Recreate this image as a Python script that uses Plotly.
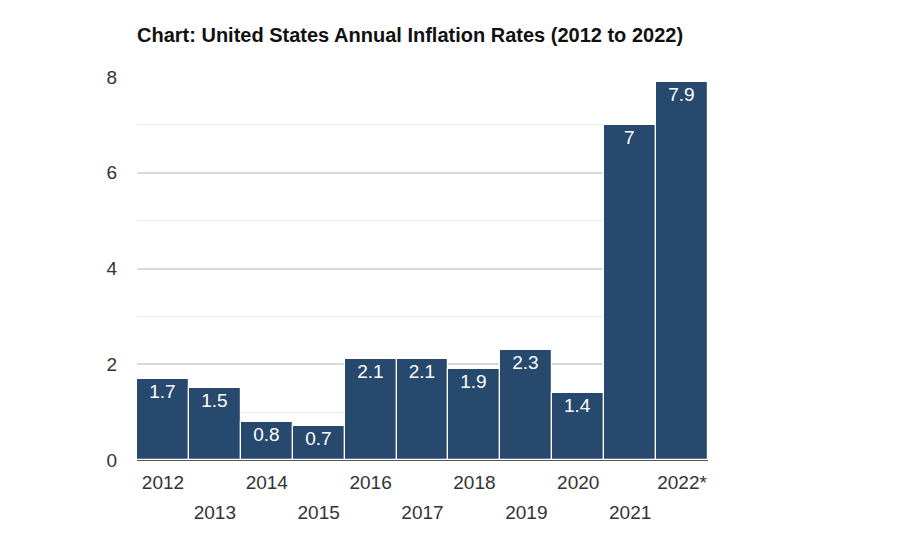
import plotly.graph_objects as go

years = ["2012", "2013", "2014", "2015", "2016", "2017", "2018", "2019", "2020", "2021", "2022*"]
rates = [1.7, 1.5, 0.8, 0.7, 2.1, 2.1, 1.9, 2.3, 1.4, 7.0, 7.9]
labels = ["1.7", "1.5", "0.8", "0.7", "2.1", "2.1", "1.9", "2.3", "1.4", "7", "7.9"]
y_ticks = [0, 2, 4, 6, 8]

idx = list(range(len(years)))
FONT = "Liberation Sans, Arial, sans-serif"

fig = go.Figure()
fig.add_trace(go.Bar(
    x=idx, y=rates, text=labels,
    textposition="inside", insidetextanchor="end",
    textfont=dict(family=FONT, size=19, color="white"),
    marker=dict(color="#27496d", line=dict(color="white", width=1.2)),
    hoverinfo="skip", width=1.0,
))
# carrier for the second (lower) row of year labels
fig.add_trace(go.Scatter(
    x=idx[1::2], y=rates[1::2], xaxis="x2", mode="markers",
    marker=dict(opacity=0), hoverinfo="skip",
))

W, H = 892, 528
fig.update_layout(
    width=W, height=H,
    paper_bgcolor="white", plot_bgcolor="white",
    margin=dict(l=129, r=192, t=69, b=76),
    showlegend=False, bargap=0,
    title=dict(text="<b>Chart: United States Annual Inflation Rates (2012 to 2022)</b>",
               x=129/W, xanchor="left", y=1-27/H, yanchor="middle",
               font=dict(family=FONT, size=20, color="#111")),
    font=dict(family=FONT, size=19, color="#333"),
    xaxis=dict(range=[-0.5, len(years)-0.5], tickvals=idx[0::2], ticktext=years[0::2],
               showgrid=False, zeroline=False, showline=False, ticks="",
               ticklabelstandoff=9, tickfont=dict(size=19, color="#333")),
    xaxis2=dict(range=[-0.5, len(years)-0.5], tickvals=idx[1::2], ticktext=years[1::2],
                overlaying="x", anchor="y", side="bottom",
                showgrid=False, zeroline=False, showline=False, ticks="",
                ticklabelstandoff=39, tickfont=dict(size=19, color="#333")),
    yaxis=dict(range=[0, 8], tickvals=y_ticks, showgrid=True, gridcolor="#d9d9d9", gridwidth=1.5,
               zeroline=True, zerolinecolor="#555", zerolinewidth=1.5,
               minor=dict(dtick=1, showgrid=True, gridcolor="#e8e8e8", gridwidth=1),
               ticks="", ticklabelstandoff=19, tickfont=dict(size=19, color="#333")),
)
fig.write_html("out.html")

## [Task objective]
Repeat the material exactly as it reads, without any of its pictures.

## [Correct output]
Recreate this image as a Python script that uses Plotly.
import plotly.graph_objects as go

years = ["2012", "2013", "2014", "2015", "2016", "2017", "2018", "2019", "2020", "2021", "2022*"]
rates = [1.7, 1.5, 0.8, 0.7, 2.1, 2.1, 1.9, 2.3, 1.4, 7.0, 7.9]
labels = ["1.7", "1.5", "0.8", "0.7", "2.1", "2.1", "1.9", "2.3", "1.4", "7", "7.9"]
y_ticks = [0, 2, 4, 6, 8]

idx = list(range(len(years)))
FONT = "Liberation Sans, Arial, sans-serif"

fig = go.Figure()
fig.add_trace(go.Bar(
    x=idx, y=rates, text=labels,
    textposition="inside", insidetextanchor="end",
    textfont=dict(family=FONT, size=19, color="white"),
    marker=dict(color="#27496d", line=dict(color="white", width=1.2)),
    hoverinfo="skip", width=1.0,
))
# carrier for the second (lower) row of year labels
fig.add_trace(go.Scatter(
    x=idx[1::2], y=rates[1::2], xaxis="x2", mode="markers",
    marker=dict(opacity=0), hoverinfo="skip",
))

W, H = 892, 528
fig.update_layout(
    width=W, height=H,
    paper_bgcolor="white", plot_bgcolor="white",
    margin=dict(l=129, r=192, t=69, b=76),
    showlegend=False, bargap=0,
    title=dict(text="<b>Chart: United States Annual Inflation Rates (2012 to 2022)</b>",
               x=129/W, xanchor="left", y=1-27/H, yanchor="middle",
               font=dict(family=FONT, size=20, color="#111")),
    font=dict(family=FONT, size=19, color="#333"),
    xaxis=dict(range=[-0.5, len(years)-0.5], tickvals=idx[0::2], ticktext=years[0::2],
               showgrid=False, zeroline=False, showline=False, ticks="",
               ticklabelstandoff=9, tickfont=dict(size=19, color="#333")),
    xaxis2=dict(range=[-0.5, len(years)-0.5], tickvals=idx[1::2], ticktext=years[1::2],
                overlaying="x", anchor="y", side="bottom",
                showgrid=False, zeroline=False, showline=False, ticks="",
                ticklabelstandoff=39, tickfont=dict(size=19, color="#333")),
    yaxis=dict(range=[0, 8], tickvals=y_ticks, showgrid=True, gridcolor="#d9d9d9", gridwidth=1.5,
               zeroline=True, zerolinecolor="#555", zerolinewidth=1.5,
               minor=dict(dtick=1, showgrid=True, gridcolor="#e8e8e8", gridwidth=1),
               ticks="", ticklabelstandoff=19, tickfont=dict(size=19, color="#333")),
)
fig.write_html("out.html")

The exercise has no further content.